I have been eating a lot of weird, one pan meals. Get a little butter or olive oil hot in a cast iron skillet and start tossing in whatever is laying around. Shrimp, garlic, an egg or two, some pumpkin seeds, dried lettuce, oddball meat chunks, collards, kraut, frozen tomatoes from last year's garden, you name it. Here are a few samples:
That simple meal consisted of some juiced Romaine lettuce, a Fuji apple, and some kiwano (African Horned Cucumber from the garden), and a couple of eggs scrambled in with pecans sauteed in butter. Our hens keep us in plenty of eggs and the pecan trees provide lots of nuts so those have become staples for me. Here is another example:
Pancakes, made the traditional way, are completely off limits so I invented my own. These are pecan flour pancakes (nuts ground to powder in a Mr. Coffee electric coffee grinder, a pinch of aluminum free baking powder, some sea salt, an egg and a little water and oil) baked on the cast iron skillet. A scrambled egg and a little butter tops it off. Wow! I like them better than the old, evil Bisquick variety! Here is another:
Just some basic fried eggs. Thank you, ladies!
I have also been downing some juice and various vegetable-fruit smoothies courtesy of The Juice Goddess.

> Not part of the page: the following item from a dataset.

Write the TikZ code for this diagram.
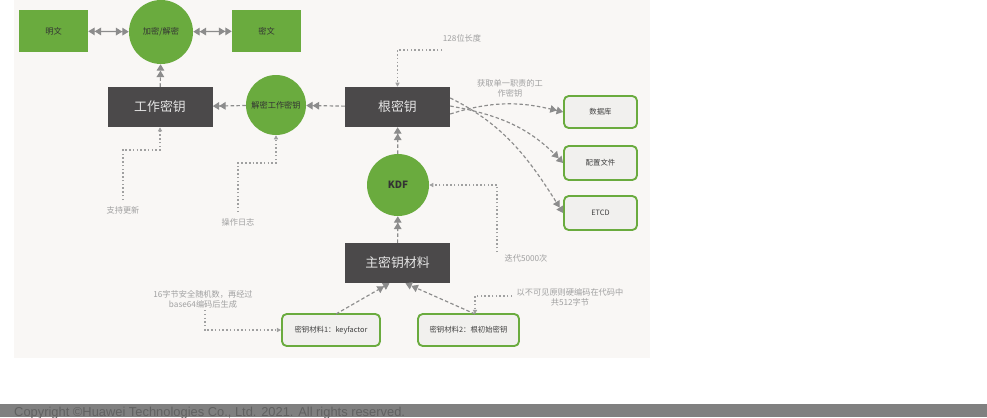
\documentclass[tikz,border=0pt]{standalone}
\usepackage{fontspec}
\setmainfont{Noto Sans CJK SC}
\newfontfamily\footfont{Liberation Sans}
\usetikzlibrary{arrows.meta,positioning}
\definecolor{grn}{HTML}{6AAB3E}
\definecolor{dk}{HTML}{4B494A}
\definecolor{panel}{HTML}{F9F7F5}
\definecolor{lbox}{HTML}{F1F0EE}
\definecolor{ln}{HTML}{8C8C8C}
\definecolor{lbl}{HTML}{A0A0A0}
\newdimen\pxu \pxu=0.03cm
\tikzset{
  gbox/.style={fill=grn,minimum width=69\pxu,minimum height=42\pxu,inner sep=0pt,font=\fontsize{7}{8}\selectfont,text=black!80},
  gcirc/.style={circle,fill=grn,inner sep=0pt,font=\fontsize{7}{8}\selectfont,text=black!80},
  dbox/.style={fill=dk,minimum width=105\pxu,minimum height=40\pxu,inner sep=0pt,font=\fontsize{11}{12}\selectfont,text=white!90!black},
  lboxs/.style={draw=grn,line width=1.6pt,rounded corners=4pt,fill=lbox,minimum height=32\pxu,inner sep=0pt,font=\fontsize{6.3}{7}\selectfont,text=black!75},
  note/.style={font=\fontsize{7}{8.5}\selectfont,text=lbl,align=center,inner sep=0pt},
  tip/.tip={Triangle[length=5.5pt,width=6.5pt]Triangle[length=5.5pt,width=6.5pt]},
  conn/.style={draw=ln,line width=1pt,dash pattern=on 3pt off 2pt,-tip},
  solidconn/.style={draw=ln,line width=1pt,tip-tip},
  dots/.style={draw=lbl,line width=1pt,dash pattern=on 1.2pt off 2pt},
  dotarr/.style={dots,-{Triangle[length=3.5pt,width=3.5pt]}},
}
\begin{document}
\begin{tikzpicture}[x=0.03cm,y=-0.03cm]
\useasboundingbox (0,0) rectangle (987,417);
\fill[white] (0,0) rectangle (987,417);
\fill[panel] (14,0) rectangle (650,358);
% footer
\begin{scope}
\clip (0,404) rectangle (987,417);
\fill[black!50] (0,404) rectangle (987,417);
\node[anchor=base west,inner sep=0pt,font=\footfont\fontsize{11}{12}\selectfont,text=black!62] (foot) at (14,416) {Copyright ©Huawei Technologies Co., Ltd. 2021. All rights reserved.};
\end{scope}

% nodes
\node[gbox] (ming) at (53.5,31) {明文};
\node[gcirc,minimum size=64\pxu] (jia) at (161,32) {加密/解密};
\node[gbox] (mi) at (266.5,31) {密文};
\node[dbox] (work) at (160,107) {工作密钥};
\node[gcirc,minimum size=60\pxu] (dec) at (276,105) {解密工作密钥};
\node[dbox] (root) at (397.5,107) {根密钥};
\node[gcirc,minimum size=62\pxu,font=\fontsize{8.5}{9}\selectfont\bfseries] (kdf) at (398,185) {KDF};
\node[dbox] (master) at (397.5,263) {主密钥材料};
\node[lboxs,minimum width=73\pxu] (db) at (600.5,112) {数据库};
\node[lboxs,minimum width=73\pxu,minimum height=34\pxu] (cfg) at (600.5,163) {配置文件};
\node[lboxs,minimum width=73\pxu,minimum height=34\pxu] (etcd) at (600.5,213) {ETCD};
\node[lboxs,minimum width=98\pxu] (m1) at (331,330) {密钥材料1：keyfactor};
\node[lboxs,minimum width=101\pxu] (m2) at (468.5,330) {密钥材料2：根初始密钥};

% notes
\node[note] (n128) at (462,38) {128位长度};
\node[note] (nget) at (510,88) {获取单一职责的工\\作密钥};
\node[note] (n5000) at (526,258) {迭代5000次};
\node[note] (nupd) at (123,210) {支持更新};
\node[note] (nlog) at (238,222) {操作日志};
\node[note] (n16) at (203,299) {16字节安全随机数，再经过\\base64编码后生成};
\node[note] (n512) at (570,297) {以不可见原则硬编码在代码中\\共512字节};

% connectors
\draw[solidconn] (ming) -- (jia);
\draw[solidconn] (jia) -- (mi);
\draw[conn] (work) -- (jia);
\draw[conn] (dec) -- (work);
\draw[conn] (root) -- (dec);
\draw[conn] (kdf) -- (root);
\draw[conn] (master) -- (kdf);
\coordinate (m1s) at (336,314);
\coordinate (m2s) at (475,314);
\draw[conn] (m1s) -- ([xshift=-8\pxu]master.south);
\draw[conn] (m2s) -- ([xshift=8\pxu]master.south);
\draw[conn] ([yshift=-7\pxu]root.east) .. controls (500,98) and (530,104) .. (db.west);
\draw[conn] ([yshift=1\pxu]root.east) .. controls (500,115) and (530,128) .. (cfg.west);
\draw[conn] ([yshift=9\pxu]root.east) .. controls (505,125) and (530,160) .. (etcd.west);

% dotted annotations
\coordinate (a128) at (442,50);
\coordinate (a5000) at (497,252);
\coordinate (aupd) at (123,200);
\coordinate (alog) at (238,212);
\coordinate (a16) at (205,310);
\coordinate (a512) at (512,296);
\draw[dotarr] (a128) -| (root.north);
\draw[dotarr] (a5000) |- (kdf.east);
\draw[dotarr] (aupd) |- (140,150) -| (work.south);
\draw[dotarr] (alog) |- (250,163) -| (dec.south);
\draw[dotarr] (a16) |- (m1.west);
\draw[dotarr] (a512) -| (m2s);
\end{tikzpicture}
\end{document}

Here is some straight wheatgrass juice, which is a lot like drinking something you scraped from under the deck of your lawn mower. It may be good for you but I really don't like it.
It certainly gets points simply based on its unreal, verdant hue! Last winter I planted a quarter acre of wheat as an experiment in home-grown wheat and all that involves. It was all done with hand tools (the rake, hoe, scythe, sickle and water jug) except for the initial plowing which was handled by our 1951 Ford 8-N. Here is last winter's wheat in late fall of 2012:
It sure was pretty. It was the only thing green for most of our short Georgia winter. Here is that same field-ette at hand harvesting time. (I will write on my love affair with the scythe at another time.)
This winter, 2013-14, I decided against planting wheat since it simply proved to be way too much labor to harvest and thresh. Now, that I am back on the cave man diet I can't eat the stuff anyway! (See "The Fox and the Grapes" by Aesop.) So, instead, to get some wheat for juicing, I grew some in trays:
Easy and fast! For anyone wanting wheatgrass juice, this is pretty simple. Here is the harvesting and juicing process in photo form:
How do you like my combine? About to feed it into the juicer...
That is a beautiful green! I will say this. You have to have a lot of grass to make a little juice. It took 3 of those "6 hole" trays to make one shot of juice! So, grow lots if you are into the wheatgrassin' thing. Well, all this writing has made me hungry so I guess I will go get my atlatl and see what I can scare up...
Too bad it's 17 degrees outside right now. I wish it was 75 like it was the day Darlene took those atlatl photos! As soon as I get done busting the ice out of the horse tank with a hatchet (I love my Estwing!) I think I will sit inside and play some clawhammer banjo. If my hands warm up it would be a good time to work on my drop-thumbing. It's always a good time to work on one's drop-thumbing.